The U.S. dollar index (DXY00) appreciated by +0.45%, primarily driven by a U.S. May nonfarm payroll increase of +139,000, surpassing expectations of +126,000, and stronger May average hourly earnings growth of +0.4% m/m and +3.9% y/y. This labor market strength, despite a downward revision in April's payrolls to +147,000, eased concerns of a cooling U.S. economy. Hawkish commentary from Cleveland Fed President Hammack, advocating for a pause in interest rate adjustments, further bolstered the dollar, with markets now pricing a 0% chance of a rate cut at the June FOMC meeting.

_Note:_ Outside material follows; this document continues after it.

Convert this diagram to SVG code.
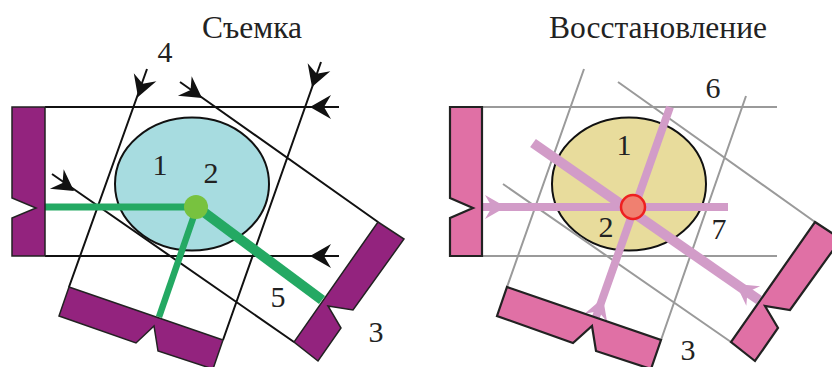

Signs of easing U.S.-China trade tensions, with a meeting anticipated in seven days according to U.S. trade adviser Navarro, also contributed to dollar strength. Consequently, EUR/USD (^EURUSD) declined by -0.36%, pressured by the robust dollar and weaker Eurozone economic data, including Eurozone April retail sales rising only +0.1% m/m (below +0.2% m/m expected) and German April industrial production falling -1.4% m/m (more than the -1.0% m/m expected). However, the euro's losses were somewhat mitigated by an upward revision of Eurozone Q1 GDP to +0.6% q/q and +1.5% y/y, and comments from ECB Governing Council member Stournaras suggesting a pause in ECB interest rate cuts, with swaps discounting a 26% chance of a -25 bp cut in July. USD/JPY (^USDJPY) surged by +0.97% as the yen weakened to a 1-week low, impacted by disappointing Japanese April household spending (unexpectedly down -0.1% y/y) and a fall in the April leading index CI to a 4.5-year low. Reports that the Bank of Japan might consider smaller reductions in government bond purchases also weighed on the yen, with losses accelerating after U.S. T-note yields rose on the strong U.S. payroll data. In commodities, August gold (GCQ25) fell -0.33%, pressured by the strong dollar, a rally in the S&P 500 to a 3.5-month high, higher T-note yields, and hawkish central bank remarks. Conversely, July silver (SIN25) climbed +1.20% to a 13-year high, benefiting from positive global economic news (stronger U.S. payrolls, revised Eurozone Q1 GDP) boosting industrial demand, and significant fund buying, with silver ETF holdings reaching a nearly 2-year high. Both metals found some safe-haven support from ongoing global trade and geopolitical tensions, and a BOJ considering smaller bond purchase reductions.